- Task directions:
Your copy of the material below should match it exactly, except that it holds no pictures.

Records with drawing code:
════════════════

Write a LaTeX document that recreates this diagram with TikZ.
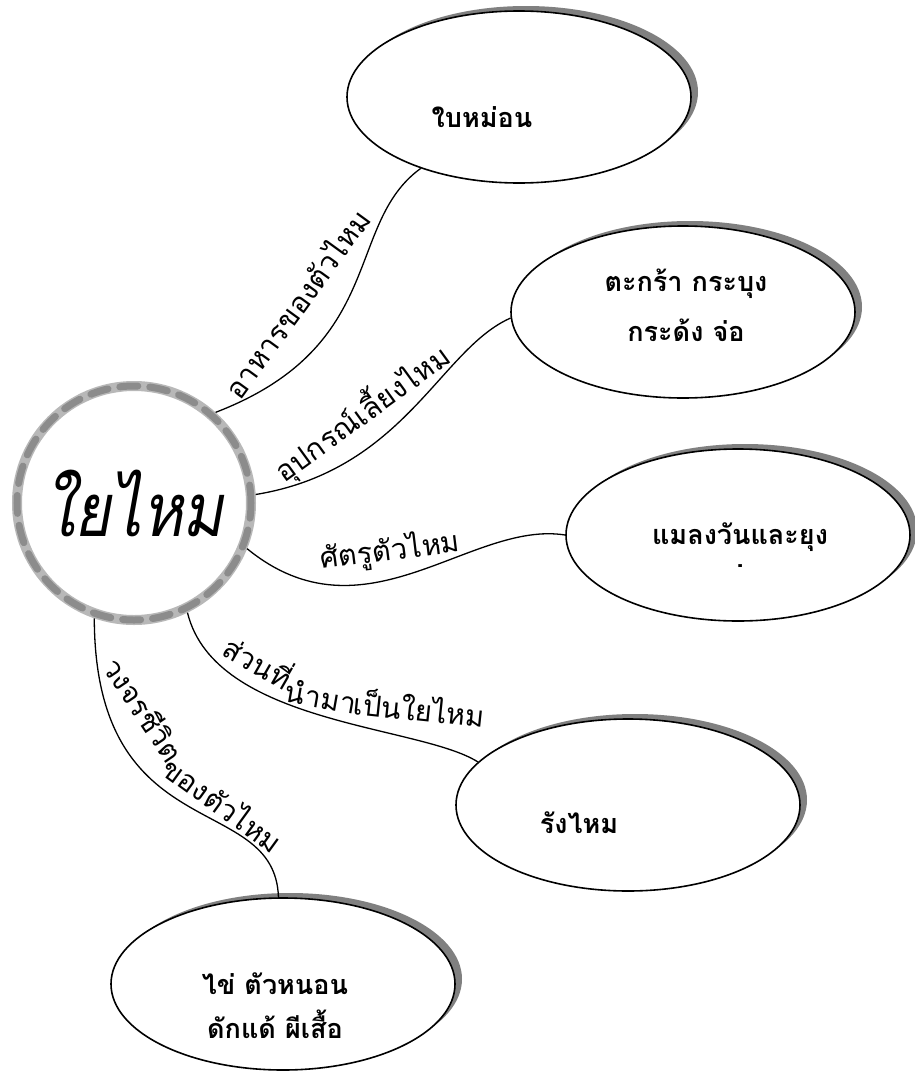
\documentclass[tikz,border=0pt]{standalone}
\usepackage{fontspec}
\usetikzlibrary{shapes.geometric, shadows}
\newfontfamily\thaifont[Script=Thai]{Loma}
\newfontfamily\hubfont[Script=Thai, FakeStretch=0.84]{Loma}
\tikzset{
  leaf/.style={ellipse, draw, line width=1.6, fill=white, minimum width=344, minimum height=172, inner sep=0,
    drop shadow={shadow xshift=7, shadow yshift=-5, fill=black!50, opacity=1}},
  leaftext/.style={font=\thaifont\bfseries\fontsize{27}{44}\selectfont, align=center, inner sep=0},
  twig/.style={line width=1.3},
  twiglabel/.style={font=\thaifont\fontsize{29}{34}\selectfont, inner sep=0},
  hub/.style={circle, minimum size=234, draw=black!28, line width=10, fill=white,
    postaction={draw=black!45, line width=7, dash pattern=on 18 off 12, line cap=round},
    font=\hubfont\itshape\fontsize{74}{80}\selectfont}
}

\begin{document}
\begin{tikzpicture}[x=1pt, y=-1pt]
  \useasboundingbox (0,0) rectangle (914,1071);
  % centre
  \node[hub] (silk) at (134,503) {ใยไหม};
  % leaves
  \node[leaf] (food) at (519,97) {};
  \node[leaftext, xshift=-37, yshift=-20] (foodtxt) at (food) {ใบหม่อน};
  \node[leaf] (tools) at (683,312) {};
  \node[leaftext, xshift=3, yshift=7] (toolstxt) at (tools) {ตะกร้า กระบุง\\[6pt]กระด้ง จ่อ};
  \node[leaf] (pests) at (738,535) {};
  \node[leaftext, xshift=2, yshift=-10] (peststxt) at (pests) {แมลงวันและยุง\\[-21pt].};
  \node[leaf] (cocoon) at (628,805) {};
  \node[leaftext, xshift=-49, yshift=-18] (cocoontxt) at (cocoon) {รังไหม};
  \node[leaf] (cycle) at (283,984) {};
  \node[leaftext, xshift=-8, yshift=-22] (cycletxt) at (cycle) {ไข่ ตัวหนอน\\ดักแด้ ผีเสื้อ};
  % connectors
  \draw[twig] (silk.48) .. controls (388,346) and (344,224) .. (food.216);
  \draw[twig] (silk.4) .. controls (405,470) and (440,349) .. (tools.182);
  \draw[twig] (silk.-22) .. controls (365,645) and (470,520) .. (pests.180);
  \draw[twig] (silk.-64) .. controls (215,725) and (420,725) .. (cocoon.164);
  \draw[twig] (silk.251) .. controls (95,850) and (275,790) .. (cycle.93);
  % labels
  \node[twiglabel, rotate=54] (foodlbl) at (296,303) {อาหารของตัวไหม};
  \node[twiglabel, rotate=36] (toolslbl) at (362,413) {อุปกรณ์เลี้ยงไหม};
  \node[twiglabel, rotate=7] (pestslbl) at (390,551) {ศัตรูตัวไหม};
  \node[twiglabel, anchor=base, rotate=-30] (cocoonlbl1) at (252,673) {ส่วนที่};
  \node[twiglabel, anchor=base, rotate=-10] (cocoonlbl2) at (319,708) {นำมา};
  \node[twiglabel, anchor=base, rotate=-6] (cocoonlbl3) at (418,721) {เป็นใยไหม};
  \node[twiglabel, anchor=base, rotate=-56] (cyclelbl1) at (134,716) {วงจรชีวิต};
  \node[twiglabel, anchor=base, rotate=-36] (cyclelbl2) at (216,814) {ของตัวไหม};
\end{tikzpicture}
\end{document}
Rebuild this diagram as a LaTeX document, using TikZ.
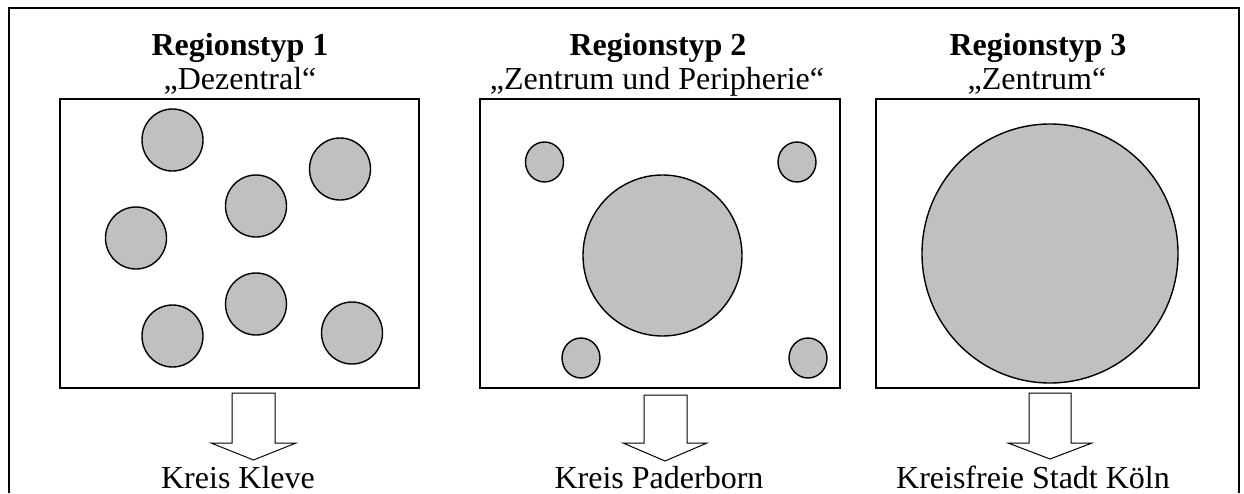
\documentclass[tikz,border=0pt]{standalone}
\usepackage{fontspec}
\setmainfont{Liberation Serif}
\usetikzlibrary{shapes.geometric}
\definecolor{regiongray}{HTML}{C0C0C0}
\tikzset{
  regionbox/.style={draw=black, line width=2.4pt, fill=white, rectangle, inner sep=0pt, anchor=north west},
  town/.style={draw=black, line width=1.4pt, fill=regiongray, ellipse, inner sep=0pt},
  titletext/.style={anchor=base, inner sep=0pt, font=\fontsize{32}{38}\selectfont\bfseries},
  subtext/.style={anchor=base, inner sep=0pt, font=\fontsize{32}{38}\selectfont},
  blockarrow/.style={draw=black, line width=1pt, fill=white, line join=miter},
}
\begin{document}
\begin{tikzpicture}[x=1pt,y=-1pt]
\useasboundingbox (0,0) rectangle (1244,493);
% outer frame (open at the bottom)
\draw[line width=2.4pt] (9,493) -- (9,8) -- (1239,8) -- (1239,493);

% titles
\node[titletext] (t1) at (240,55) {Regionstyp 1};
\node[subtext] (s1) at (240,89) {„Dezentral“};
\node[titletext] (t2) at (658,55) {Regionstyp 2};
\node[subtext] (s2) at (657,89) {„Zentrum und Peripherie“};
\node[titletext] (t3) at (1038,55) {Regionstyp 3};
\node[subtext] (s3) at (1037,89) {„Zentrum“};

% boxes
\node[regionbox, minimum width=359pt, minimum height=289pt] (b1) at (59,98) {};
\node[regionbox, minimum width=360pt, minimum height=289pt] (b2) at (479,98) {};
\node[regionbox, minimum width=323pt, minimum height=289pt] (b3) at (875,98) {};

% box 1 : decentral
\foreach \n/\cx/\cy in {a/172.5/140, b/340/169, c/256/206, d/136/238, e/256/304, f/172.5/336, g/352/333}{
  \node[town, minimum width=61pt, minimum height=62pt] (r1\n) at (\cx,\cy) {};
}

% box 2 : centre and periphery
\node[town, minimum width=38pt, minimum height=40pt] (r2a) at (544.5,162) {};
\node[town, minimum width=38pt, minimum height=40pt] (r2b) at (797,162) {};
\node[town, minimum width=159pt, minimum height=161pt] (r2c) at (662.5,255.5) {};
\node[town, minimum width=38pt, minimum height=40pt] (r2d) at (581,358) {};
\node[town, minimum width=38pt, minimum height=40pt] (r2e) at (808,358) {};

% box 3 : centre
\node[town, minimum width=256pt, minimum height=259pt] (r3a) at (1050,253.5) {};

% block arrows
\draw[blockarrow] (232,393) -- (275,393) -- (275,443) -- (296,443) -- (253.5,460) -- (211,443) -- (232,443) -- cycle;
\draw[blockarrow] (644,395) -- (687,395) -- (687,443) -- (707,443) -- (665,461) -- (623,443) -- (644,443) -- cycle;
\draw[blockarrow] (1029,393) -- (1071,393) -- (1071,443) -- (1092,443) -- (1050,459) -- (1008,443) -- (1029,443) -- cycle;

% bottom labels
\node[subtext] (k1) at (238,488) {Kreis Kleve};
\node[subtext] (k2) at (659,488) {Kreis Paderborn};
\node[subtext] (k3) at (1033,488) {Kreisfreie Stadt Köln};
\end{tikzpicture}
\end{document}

════════════════

- The output:
Write a LaTeX document that recreates this diagram with TikZ.
\documentclass[tikz,border=0pt]{standalone}
\usepackage{fontspec}
\usetikzlibrary{shapes.geometric, shadows}
\newfontfamily\thaifont[Script=Thai]{Loma}
\newfontfamily\hubfont[Script=Thai, FakeStretch=0.84]{Loma}
\tikzset{
  leaf/.style={ellipse, draw, line width=1.6, fill=white, minimum width=344, minimum height=172, inner sep=0,
    drop shadow={shadow xshift=7, shadow yshift=-5, fill=black!50, opacity=1}},
  leaftext/.style={font=\thaifont\bfseries\fontsize{27}{44}\selectfont, align=center, inner sep=0},
  twig/.style={line width=1.3},
  twiglabel/.style={font=\thaifont\fontsize{29}{34}\selectfont, inner sep=0},
  hub/.style={circle, minimum size=234, draw=black!28, line width=10, fill=white,
    postaction={draw=black!45, line width=7, dash pattern=on 18 off 12, line cap=round},
    font=\hubfont\itshape\fontsize{74}{80}\selectfont}
}

\begin{document}
\begin{tikzpicture}[x=1pt, y=-1pt]
  \useasboundingbox (0,0) rectangle (914,1071);
  % centre
  \node[hub] (silk) at (134,503) {ใยไหม};
  % leaves
  \node[leaf] (food) at (519,97) {};
  \node[leaftext, xshift=-37, yshift=-20] (foodtxt) at (food) {ใบหม่อน};
  \node[leaf] (tools) at (683,312) {};
  \node[leaftext, xshift=3, yshift=7] (toolstxt) at (tools) {ตะกร้า กระบุง\\[6pt]กระด้ง จ่อ};
  \node[leaf] (pests) at (738,535) {};
  \node[leaftext, xshift=2, yshift=-10] (peststxt) at (pests) {แมลงวันและยุง\\[-21pt].};
  \node[leaf] (cocoon) at (628,805) {};
  \node[leaftext, xshift=-49, yshift=-18] (cocoontxt) at (cocoon) {รังไหม};
  \node[leaf] (cycle) at (283,984) {};
  \node[leaftext, xshift=-8, yshift=-22] (cycletxt) at (cycle) {ไข่ ตัวหนอน\\ดักแด้ ผีเสื้อ};
  % connectors
  \draw[twig] (silk.48) .. controls (388,346) and (344,224) .. (food.216);
  \draw[twig] (silk.4) .. controls (405,470) and (440,349) .. (tools.182);
  \draw[twig] (silk.-22) .. controls (365,645) and (470,520) .. (pests.180);
  \draw[twig] (silk.-64) .. controls (215,725) and (420,725) .. (cocoon.164);
  \draw[twig] (silk.251) .. controls (95,850) and (275,790) .. (cycle.93);
  % labels
  \node[twiglabel, rotate=54] (foodlbl) at (296,303) {อาหารของตัวไหม};
  \node[twiglabel, rotate=36] (toolslbl) at (362,413) {อุปกรณ์เลี้ยงไหม};
  \node[twiglabel, rotate=7] (pestslbl) at (390,551) {ศัตรูตัวไหม};
  \node[twiglabel, anchor=base, rotate=-30] (cocoonlbl1) at (252,673) {ส่วนที่};
  \node[twiglabel, anchor=base, rotate=-10] (cocoonlbl2) at (319,708) {นำมา};
  \node[twiglabel, anchor=base, rotate=-6] (cocoonlbl3) at (418,721) {เป็นใยไหม};
  \node[twiglabel, anchor=base, rotate=-56] (cyclelbl1) at (134,716) {วงจรชีวิต};
  \node[twiglabel, anchor=base, rotate=-36] (cyclelbl2) at (216,814) {ของตัวไหม};
\end{tikzpicture}
\end{document}
Rebuild this diagram as a LaTeX document, using TikZ.
\documentclass[tikz,border=0pt]{standalone}
\usepackage{fontspec}
\setmainfont{Liberation Serif}
\usetikzlibrary{shapes.geometric}
\definecolor{regiongray}{HTML}{C0C0C0}
\tikzset{
  regionbox/.style={draw=black, line width=2.4pt, fill=white, rectangle, inner sep=0pt, anchor=north west},
  town/.style={draw=black, line width=1.4pt, fill=regiongray, ellipse, inner sep=0pt},
  titletext/.style={anchor=base, inner sep=0pt, font=\fontsize{32}{38}\selectfont\bfseries},
  subtext/.style={anchor=base, inner sep=0pt, font=\fontsize{32}{38}\selectfont},
  blockarrow/.style={draw=black, line width=1pt, fill=white, line join=miter},
}
\begin{document}
\begin{tikzpicture}[x=1pt,y=-1pt]
\useasboundingbox (0,0) rectangle (1244,493);
% outer frame (open at the bottom)
\draw[line width=2.4pt] (9,493) -- (9,8) -- (1239,8) -- (1239,493);

% titles
\node[titletext] (t1) at (240,55) {Regionstyp 1};
\node[subtext] (s1) at (240,89) {„Dezentral“};
\node[titletext] (t2) at (658,55) {Regionstyp 2};
\node[subtext] (s2) at (657,89) {„Zentrum und Peripherie“};
\node[titletext] (t3) at (1038,55) {Regionstyp 3};
\node[subtext] (s3) at (1037,89) {„Zentrum“};

% boxes
\node[regionbox, minimum width=359pt, minimum height=289pt] (b1) at (59,98) {};
\node[regionbox, minimum width=360pt, minimum height=289pt] (b2) at (479,98) {};
\node[regionbox, minimum width=323pt, minimum height=289pt] (b3) at (875,98) {};

% box 1 : decentral
\foreach \n/\cx/\cy in {a/172.5/140, b/340/169, c/256/206, d/136/238, e/256/304, f/172.5/336, g/352/333}{
  \node[town, minimum width=61pt, minimum height=62pt] (r1\n) at (\cx,\cy) {};
}

% box 2 : centre and periphery
\node[town, minimum width=38pt, minimum height=40pt] (r2a) at (544.5,162) {};
\node[town, minimum width=38pt, minimum height=40pt] (r2b) at (797,162) {};
\node[town, minimum width=159pt, minimum height=161pt] (r2c) at (662.5,255.5) {};
\node[town, minimum width=38pt, minimum height=40pt] (r2d) at (581,358) {};
\node[town, minimum width=38pt, minimum height=40pt] (r2e) at (808,358) {};

% box 3 : centre
\node[town, minimum width=256pt, minimum height=259pt] (r3a) at (1050,253.5) {};

% block arrows
\draw[blockarrow] (232,393) -- (275,393) -- (275,443) -- (296,443) -- (253.5,460) -- (211,443) -- (232,443) -- cycle;
\draw[blockarrow] (644,395) -- (687,395) -- (687,443) -- (707,443) -- (665,461) -- (623,443) -- (644,443) -- cycle;
\draw[blockarrow] (1029,393) -- (1071,393) -- (1071,443) -- (1092,443) -- (1050,459) -- (1008,443) -- (1029,443) -- cycle;

% bottom labels
\node[subtext] (k1) at (238,488) {Kreis Kleve};
\node[subtext] (k2) at (659,488) {Kreis Paderborn};
\node[subtext] (k3) at (1033,488) {Kreisfreie Stadt Köln};
\end{tikzpicture}
\end{document}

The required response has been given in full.